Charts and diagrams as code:
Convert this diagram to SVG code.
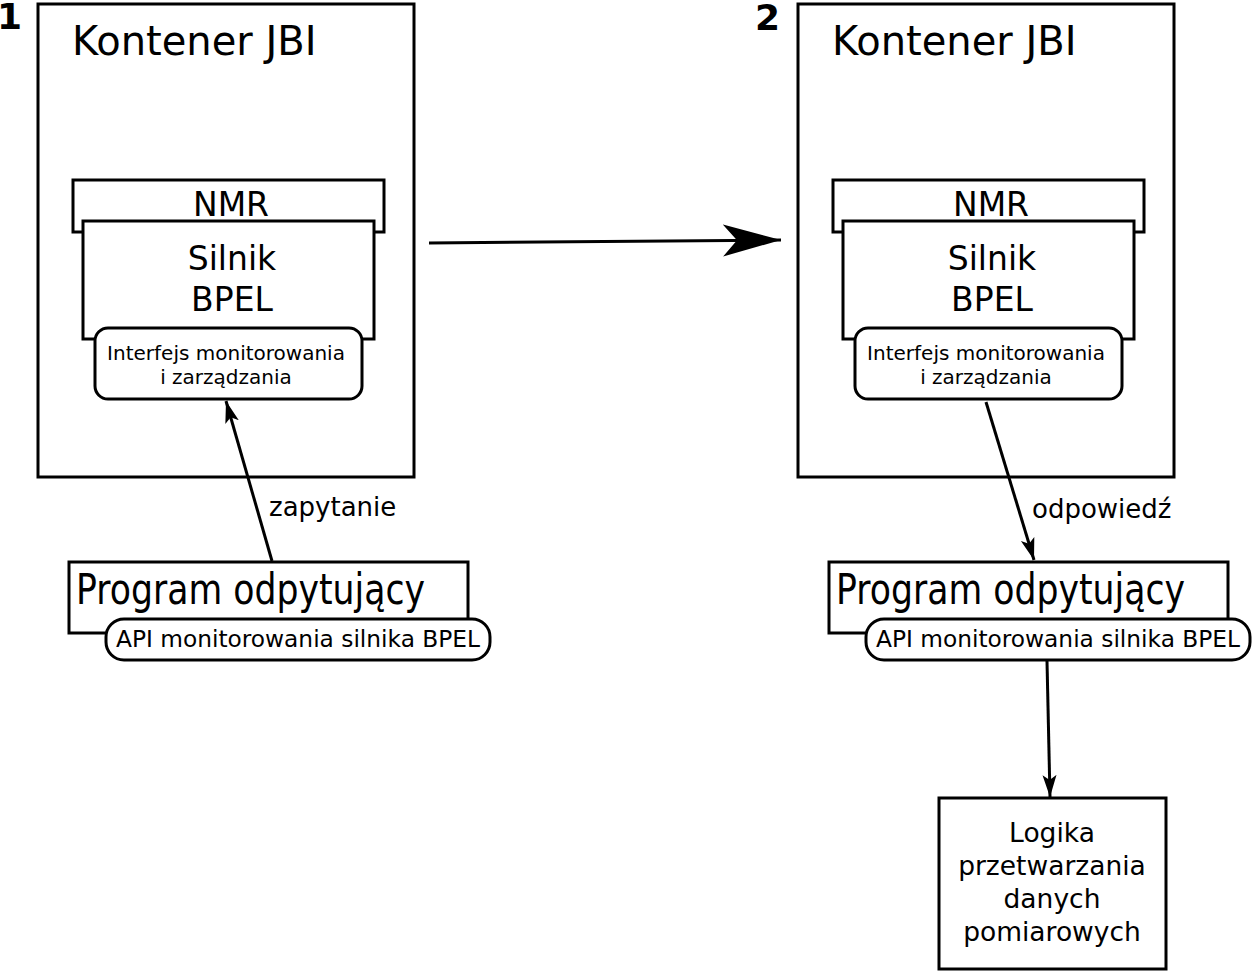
<svg xmlns="http://www.w3.org/2000/svg" width="1252" height="971" viewBox="0 0 1252 971">
<style>
.box{fill:#fff;stroke:#000;stroke-width:3}
.t{font-family:"DejaVu Sans",sans-serif;fill:#000}
.c{text-anchor:middle}
.con{stroke:#000;stroke-width:3;fill:none}
</style>
<defs>
<marker id="ah" viewBox="0 0 24 20" refX="22" refY="10" markerWidth="24" markerHeight="20" markerUnits="userSpaceOnUse" orient="auto">
<path d="M0,3 L22,10 L0,17 L5,10 Z" fill="#000"/>
</marker>
<marker id="big" viewBox="0 0 60 36" refX="58" refY="18" markerWidth="60" markerHeight="36" markerUnits="userSpaceOnUse" orient="auto">
<path d="M0,2 L58,18 L0,34 L14,18 Z" fill="#000"/>
</marker>
</defs>
<g id="panel1">
<text class="t" x="-3" y="29" font-size="36" font-weight="bold">1</text>
<g id="container1"><rect class="box" x="38" y="4" width="376" height="473"/><text class="t" x="72" y="55" font-size="40">Kontener JBI</text></g>
<g id="nmr1"><rect class="box" x="73" y="180" width="311" height="52"/><text class="t c" x="231" y="216" font-size="33">NMR</text></g>
<g id="bpel1"><rect class="box" x="83" y="221" width="291" height="118"/><text class="t c" x="232" y="270" font-size="33">Silnik</text><text class="t c" x="232" y="311" font-size="33">BPEL</text></g>
<g id="iface1"><rect class="box" x="95" y="328" width="267" height="71" rx="13"/><text class="t c" x="226" y="360" font-size="20">Interfejs monitorowania</text><text class="t c" x="226" y="384" font-size="20">i zarządzania</text></g>
<g id="prog1"><rect class="box" x="69" y="562" width="399" height="71"/><text class="t" x="76" y="604" font-size="42" textLength="349" lengthAdjust="spacingAndGlyphs">Program odpytujący</text></g>
<g id="api1"><rect class="box" x="106" y="619" width="384" height="41" rx="18"/><text class="t" x="116" y="647" font-size="23" textLength="364" lengthAdjust="spacingAndGlyphs">API monitorowania silnika BPEL</text></g>
</g>
<g id="panel2">
<text class="t" x="755" y="30" font-size="36" font-weight="bold">2</text>
<g id="container2"><rect class="box" x="798" y="4" width="376" height="473"/><text class="t" x="832" y="55" font-size="40">Kontener JBI</text></g>
<g id="nmr2"><rect class="box" x="833" y="180" width="311" height="52"/><text class="t c" x="991" y="216" font-size="33">NMR</text></g>
<g id="bpel2"><rect class="box" x="843" y="221" width="291" height="118"/><text class="t c" x="992" y="270" font-size="33">Silnik</text><text class="t c" x="992" y="311" font-size="33">BPEL</text></g>
<g id="iface2"><rect class="box" x="855" y="328" width="267" height="71" rx="13"/><text class="t c" x="986" y="360" font-size="20">Interfejs monitorowania</text><text class="t c" x="986" y="384" font-size="20">i zarządzania</text></g>
<g id="prog2"><rect class="box" x="829" y="562" width="399" height="71"/><text class="t" x="836" y="604" font-size="42" textLength="349" lengthAdjust="spacingAndGlyphs">Program odpytujący</text></g>
<g id="api2"><rect class="box" x="866" y="619" width="384" height="41" rx="18"/><text class="t" x="876" y="647" font-size="23" textLength="364" lengthAdjust="spacingAndGlyphs">API monitorowania silnika BPEL</text></g>
<g id="logika"><rect class="box" x="939" y="798" width="227" height="171"/>
<text class="t c" x="1052" y="842" font-size="26.5">Logika</text>
<text class="t c" x="1052" y="875" font-size="26.5">przetwarzania</text>
<text class="t c" x="1052" y="908" font-size="26.5">danych</text>
<text class="t c" x="1052" y="941" font-size="26.5">pomiarowych</text></g>
</g>
<g id="connectors">
<line class="con" x1="272" y1="561" x2="226" y2="401" marker-end="url(#ah)"/>
<text class="t" x="269" y="516" font-size="26">zapytanie</text>
<line class="con" x1="429" y1="243" x2="781" y2="240" marker-end="url(#big)"/>
<line class="con" x1="986" y1="402" x2="1034" y2="560" marker-end="url(#ah)"/>
<text class="t" x="1032" y="518" font-size="26">odpowiedź</text>
<line class="con" x1="1047" y1="661" x2="1050" y2="797" marker-end="url(#ah)"/>
</g>
</svg>
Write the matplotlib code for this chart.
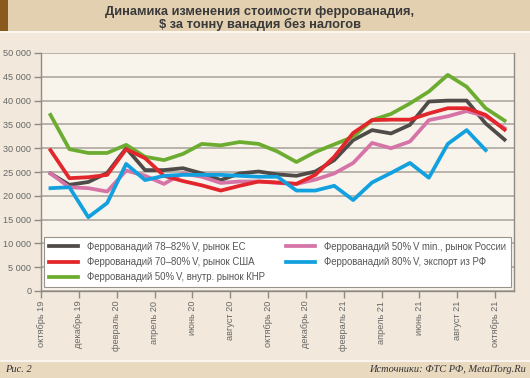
import matplotlib
matplotlib.use("Agg")
import matplotlib.pyplot as plt
from matplotlib.patches import Rectangle
import numpy as np

plt.rcParams['font.family'] = ['Liberation Sans', 'DejaVu Sans']

months = ['окт 19', 'ноя 19', 'дек 19', 'янв 20', 'фев 20', 'мар 20', 'апр 20', 'май 20',
          'июн 20', 'июл 20', 'авг 20', 'сен 20', 'окт 20', 'ноя 20', 'дек 20', 'янв 21',
          'фев 21', 'мар 21', 'апр 21', 'май 21', 'июн 21', 'июл 21', 'авг 21', 'сен 21', 'окт 21']
tick_labels = ['октябрь 19', 'декабрь 19', 'февраль 20', 'апрель 20', 'июнь 20', 'август 20',
               'октябрь 20', 'декабрь 20', 'февраль 21', 'апрель 21', 'июнь 21', 'август 21',
               'октябрь 21']

eu = [24700, 22300, 22900, 24800, 30000, 25400, 25400, 25800, 24700, 23300, 24700, 25100, 24500,
      24200, 25100, 27500, 31700, 33800, 33100, 34900, 39800, 40000, 40000, 35200, 31800]
usa = [29600, 23700, 23900, 24400, 29800, 27900, 24200, 23100, 22200, 21100, 22100, 23000, 22800,
       22500, 24400, 28200, 33200, 35900, 36000, 36000, 37300, 38400, 38400, 37000, 33900]
china = [37000, 29800, 29000, 29000, 30700, 28200, 27500, 28800, 30900, 30600, 31300, 30900, 29300,
         27100, 29200, 30800, 32400, 35900, 37200, 39400, 41900, 45400, 42900, 38400, 35800]
russia = [24700, 21800, 21600, 20900, 25300, 24200, 22500, 24700, 24000, 22700, 23000, 23000, 22700,
          22500, 23400, 24700, 26900, 31100, 30000, 31400, 35900, 36700, 37800, 36700, 34200]
export_rf = [21600, 21800, 15500, 18500, 26700, 23300, 24200, 24400, 24400, 24400, 24200, 24000, 24000,
             21100, 21100, 22100, 19100, 22800, 24800, 26900, 23800, 30900, 33800, 29600, np.nan]

W, H = 530, 378
fig = plt.figure(figsize=(W / 100, H / 100), dpi=100)
fig.patch.set_facecolor('#f2e9dc')

# title band
fig.add_artist(Rectangle((0, 1 - 31 / H), 1, 31 / H, transform=fig.transFigure,
                         facecolor='#e3d0b0', edgecolor='none'))
fig.add_artist(Rectangle((0, 1 - 31 / H), 8 / W, 31 / H, transform=fig.transFigure,
                         facecolor='#8a5a1c', edgecolor='none'))
fig.add_artist(Rectangle((0, 1 - 33 / H), 1, 2 / H, transform=fig.transFigure,
                         facecolor='#faf6ef', edgecolor='none'))
fig.text(0.49, 1 - 12 / H, 'Динамика изменения стоимости феррованадия,', ha='center', va='center',
         fontsize=9.3, fontweight='bold', color='#3a3a3a')
fig.text(0.49, 1 - 24 / H, '$ за тонну ванадия без налогов', ha='center', va='center',
         fontsize=9.3, fontweight='bold', color='#3a3a3a')

# footer band
fig.add_artist(Rectangle((0, 0), 1, 16 / H, transform=fig.transFigure,
                         facecolor='#e8d9bf', edgecolor='none'))
fig.add_artist(Rectangle((0, 16 / H), 1, 2 / H, transform=fig.transFigure,
                         facecolor='#faf6ef', edgecolor='none'))
fig.text(5 / W, 8 / H, 'Рис. 2', ha='left', va='center', fontsize=7.5, style='italic',
         family='Liberation Serif', color='#333333')
fig.text(1 - 4 / W, 8 / H, 'Источники: ФТС РФ, MetalTorg.Ru', ha='right', va='center',
         fontsize=7.5, style='italic', family='Liberation Serif', color='#333333')

ax = fig.add_axes([41 / W, (H - 291) / H, 473 / W, 238 / H])
ax.set_facecolor('#f8f4eb')

x = np.arange(len(months)) + 0.5
ax.plot(x, eu, color='#4f4b48', lw=2.7, label='Феррованадий 78–82%\u2009V, рынок ЕС', zorder=3)
ax.plot(x, usa, color='#e2262b', lw=2.7, label='Феррованадий 70–80%\u2009V, рынок США', zorder=4)
ax.plot(x, china, color='#6cac30', lw=2.7, label='Феррованадий 50%\u2009V, внутр. рынок КНР', zorder=3)
ax.plot(x, russia, color='#d674a8', lw=2.7, label='Феррованадий 50%\u2009V min., рынок России', zorder=3)
ax.plot(x, export_rf, color='#12a0df', lw=2.7, label='Феррованадий 80%\u2009V, экспорт из РФ', zorder=5)

ax.set_xlim(0, 25)
ax.set_ylim(0, 50000)
ax.set_yticks(np.arange(0, 50001, 5000))
ax.set_yticklabels([f'{v:,}'.replace(',', ' ') for v in range(0, 50001, 5000)])
ax.set_xticks(np.arange(0, 25, 2))
ax.set_xticklabels(tick_labels, rotation=90)
ax.yaxis.grid(True, color='#a9a199', lw=1.1)
ax.set_axisbelow(True)
ax.spines['top'].set_visible(False)
for s in ['left', 'bottom', 'right']:
    ax.spines[s].set_color('#8f8a84')
    ax.spines[s].set_linewidth(1.0)
ax.tick_params(axis='both', colors='#8f8a84', length=5, width=1.0, labelsize=6.6,
               labelcolor='#666666', pad=2)

leg = ax.legend(loc='lower left', bbox_to_anchor=(3 / 473, 4 / 238, 467 / 473, 51 / 238),
                mode='expand', ncol=2, fontsize=6.9, frameon=True, fancybox=False,
                handlelength=3.0, handletextpad=1.0, borderaxespad=0, labelspacing=0.55,
                borderpad=0.5)
leg.get_frame().set_facecolor('white')
leg.get_frame().set_edgecolor('#9a948d')
leg.get_frame().set_alpha(1)
leg.get_frame().set_linewidth(0.8)
for t in leg.get_texts():
    t.set_color('#555555')
leg.set_zorder(10)

fig.savefig('out.png', dpi=100, facecolor=fig.get_facecolor())
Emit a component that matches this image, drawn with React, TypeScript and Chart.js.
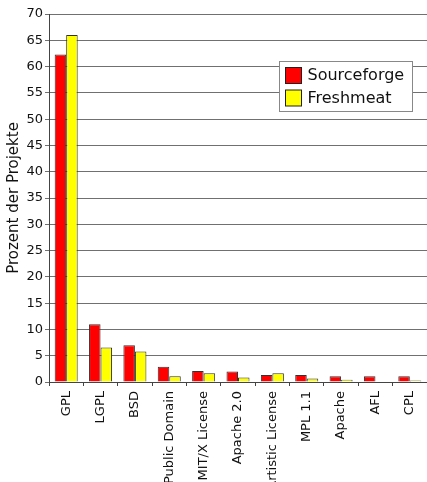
import React, { useEffect, useRef } from "react";
import { Chart, registerables } from "chart.js";

Chart.register(...registerables);

const categories = [
  "GPL", "LGPL", "BSD", "Public Domain", "MIT/X License", "Apache 2.0",
  "Artistic License", "MPL 1.1", "Apache", "AFL", "CPL",
];
const sourceforge = [62.3, 11.0, 7.0, 2.9, 2.1, 2.0, 1.33, 1.33, 1.1, 1.1, 1.1];
const freshmeat = [66.0, 6.55, 5.8, 1.1, 1.65, 0.85, 1.65, 0.65, 0.45, 0.1, 0.3];
const seriesNames = ["Sourceforge", "Freshmeat"];
const seriesColors = ["#ff0000", "#ffff00"];
const yTitle = "Prozent der Projekte";

const FONT = "'DejaVu Sans', sans-serif";

const boxLegend = {
  id: "boxLegend",
  afterDraw(chart: any) {
    const ctx = chart.ctx;
    const x = 279.5, y = 61.5, w = 133, h = 50;
    ctx.save();
    ctx.fillStyle = "#ffffff";
    ctx.strokeStyle = "#888888";
    ctx.lineWidth = 1;
    ctx.fillRect(x, y, w, h);
    ctx.strokeRect(x, y, w, h);
    ctx.font = "16px " + FONT;
    ctx.textBaseline = "middle";
    chart.data.datasets.forEach((ds: any, i: number) => {
      const sy = y + 6 + i * 22.5;
      ctx.fillStyle = ds.backgroundColor;
      ctx.fillRect(x + 6, sy, 16, 16);
      ctx.strokeStyle = "#222";
      ctx.strokeRect(x + 6, sy, 16, 16);
      ctx.fillStyle = "#111";
      ctx.fillText(ds.label, x + 28, sy + 8.5);
    });
    ctx.restore();
  },
};

export default function App() {
  const ref = useRef<HTMLCanvasElement>(null);
  useEffect(() => {
    if (!ref.current) return;
    const chart = new Chart(ref.current, {
      type: "bar",
      data: {
        labels: categories,
        datasets: [
          { label: seriesNames[0], data: sourceforge, backgroundColor: seriesColors[0], borderColor: "#333", borderWidth: 1 },
          { label: seriesNames[1], data: freshmeat, backgroundColor: seriesColors[1], borderColor: "#333", borderWidth: 1 },
        ],
      },
      options: {
        animation: false,
        responsive: false,
        devicePixelRatio: 1,
        layout: { padding: { top: 14, right: 0, left: 0, bottom: 0 } },
        datasets: { bar: { categoryPercentage: 0.67, barPercentage: 1.0 } },
        plugins: { legend: { display: false }, tooltip: { enabled: false } },
        scales: {
          x: {
            grid: { offset: true, drawOnChartArea: false, drawTicks: true, tickLength: 4, color: "#444" },
            border: { color: "#444" },
            ticks: { minRotation: 90, maxRotation: 90, autoSkip: false, color: "#111", font: { family: FONT, size: 13 }, padding: 5 },
            afterFit: (s: any) => { s.height = 100; s.paddingLeft = 0; s.paddingRight = 0; },
          },
          y: {
            min: 0,
            max: 70,
            ticks: { stepSize: 5, color: "#111", font: { family: FONT, size: 13 }, padding: 2 },
            grid: { color: "#707070", tickLength: 4 },
            border: { color: "#444" },
            title: { display: true, text: yTitle, color: "#111", font: { family: FONT, size: 15 }, padding: { top: 5, bottom: 0 } },
            afterFit: (s: any) => { s.width = 49; s.paddingTop = 0; s.paddingBottom = 0; },
          },
        },
      },
      plugins: [boxLegend],
    });
    return () => chart.destroy();
  }, []);
  return (
    <div style={{ position: "fixed", left: 0, top: 0, width: 427, height: 482, background: "#fff" }}>
      <canvas ref={ref} width={427} height={482} style={{ display: "block" }} />
    </div>
  );
}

**Aim of the exercise**
Find the lines above holding the word "React" and show them.

**Full output**
Emit a component that matches this image, drawn with React, TypeScript and Chart.js.
import React, { useEffect, useRef } from "react";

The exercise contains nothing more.